• **Brief**: Write the lines out again, from the top of the material to the line containing "const colors = ['#d3d3d3', '#8f8f8f', '#404042'];", pictures excluded.

* start *

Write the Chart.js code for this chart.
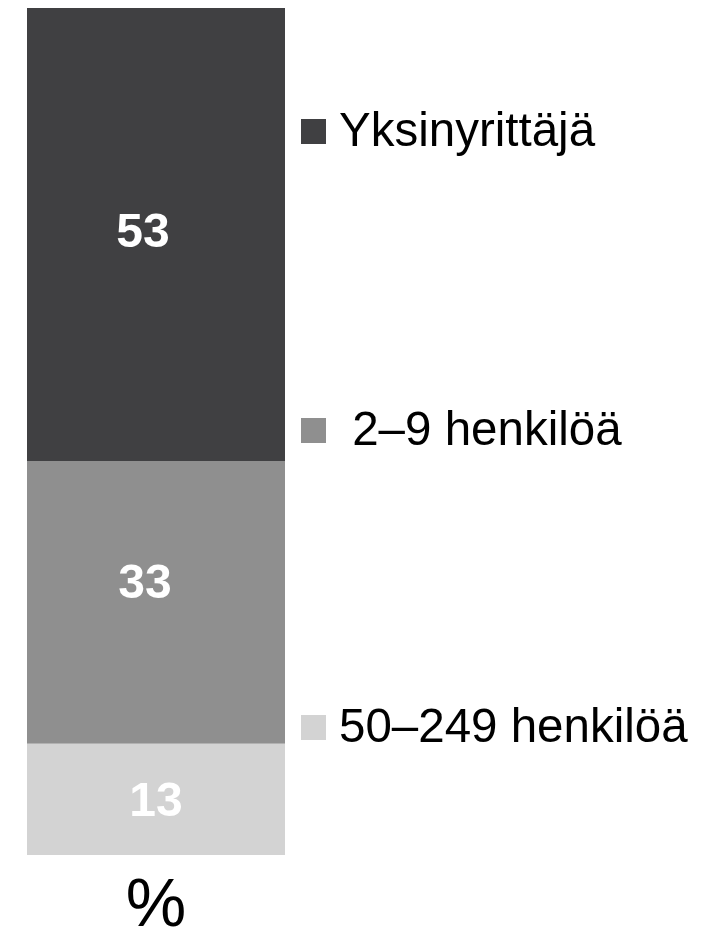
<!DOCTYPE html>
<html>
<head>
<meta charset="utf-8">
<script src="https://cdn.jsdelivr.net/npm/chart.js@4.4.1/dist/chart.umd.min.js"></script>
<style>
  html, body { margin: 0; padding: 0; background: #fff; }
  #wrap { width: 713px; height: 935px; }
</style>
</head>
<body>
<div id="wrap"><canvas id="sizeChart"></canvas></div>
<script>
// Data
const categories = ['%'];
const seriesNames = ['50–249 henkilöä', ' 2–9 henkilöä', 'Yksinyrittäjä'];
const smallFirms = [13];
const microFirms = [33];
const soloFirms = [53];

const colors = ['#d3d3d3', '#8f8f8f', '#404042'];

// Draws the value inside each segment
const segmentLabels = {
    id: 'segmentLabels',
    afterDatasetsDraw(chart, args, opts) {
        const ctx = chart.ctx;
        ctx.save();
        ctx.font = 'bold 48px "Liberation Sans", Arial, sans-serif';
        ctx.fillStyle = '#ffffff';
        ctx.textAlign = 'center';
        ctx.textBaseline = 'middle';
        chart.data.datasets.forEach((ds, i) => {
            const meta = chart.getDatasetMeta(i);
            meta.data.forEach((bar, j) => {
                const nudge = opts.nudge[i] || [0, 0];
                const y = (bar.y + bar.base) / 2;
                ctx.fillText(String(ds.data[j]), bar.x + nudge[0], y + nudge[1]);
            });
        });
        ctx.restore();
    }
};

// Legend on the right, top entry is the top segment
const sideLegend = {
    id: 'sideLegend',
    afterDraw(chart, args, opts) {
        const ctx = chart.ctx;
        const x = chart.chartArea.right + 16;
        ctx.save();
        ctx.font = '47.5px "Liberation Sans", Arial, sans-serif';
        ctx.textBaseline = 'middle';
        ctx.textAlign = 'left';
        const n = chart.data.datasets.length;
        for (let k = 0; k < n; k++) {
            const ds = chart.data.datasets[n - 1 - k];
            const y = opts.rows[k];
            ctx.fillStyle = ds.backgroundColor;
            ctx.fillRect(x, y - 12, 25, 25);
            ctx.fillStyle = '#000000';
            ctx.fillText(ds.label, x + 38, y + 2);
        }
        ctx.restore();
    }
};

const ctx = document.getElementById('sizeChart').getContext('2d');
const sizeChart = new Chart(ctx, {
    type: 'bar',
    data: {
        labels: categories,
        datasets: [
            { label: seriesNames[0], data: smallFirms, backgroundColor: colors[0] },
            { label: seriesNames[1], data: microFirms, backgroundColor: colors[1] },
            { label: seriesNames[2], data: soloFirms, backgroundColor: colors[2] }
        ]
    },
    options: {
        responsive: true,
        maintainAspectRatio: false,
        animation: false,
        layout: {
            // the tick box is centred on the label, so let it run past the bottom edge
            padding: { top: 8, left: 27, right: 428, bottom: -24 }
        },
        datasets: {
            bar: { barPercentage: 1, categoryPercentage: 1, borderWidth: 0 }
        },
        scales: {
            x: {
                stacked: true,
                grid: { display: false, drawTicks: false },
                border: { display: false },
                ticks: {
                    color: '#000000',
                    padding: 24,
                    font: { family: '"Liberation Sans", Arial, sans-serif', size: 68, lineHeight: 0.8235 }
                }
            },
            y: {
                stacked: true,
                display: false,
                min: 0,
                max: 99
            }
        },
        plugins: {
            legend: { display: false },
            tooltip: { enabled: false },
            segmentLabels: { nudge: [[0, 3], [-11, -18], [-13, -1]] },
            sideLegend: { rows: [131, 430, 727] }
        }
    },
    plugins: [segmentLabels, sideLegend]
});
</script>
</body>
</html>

* end *

• **Full output**:
Write the Chart.js code for this chart.
<!DOCTYPE html>
<html>
<head>
<meta charset="utf-8">
<script src="https://cdn.jsdelivr.net/npm/chart.js@4.4.1/dist/chart.umd.min.js"></script>
<style>
  html, body { margin: 0; padding: 0; background: #fff; }
  #wrap { width: 713px; height: 935px; }
</style>
</head>
<body>
<div id="wrap"><canvas id="sizeChart"></canvas></div>
<script>
// Data
const categories = ['%'];
const seriesNames = ['50–249 henkilöä', ' 2–9 henkilöä', 'Yksinyrittäjä'];
const smallFirms = [13];
const microFirms = [33];
const soloFirms = [53];

const colors = ['#d3d3d3', '#8f8f8f', '#404042'];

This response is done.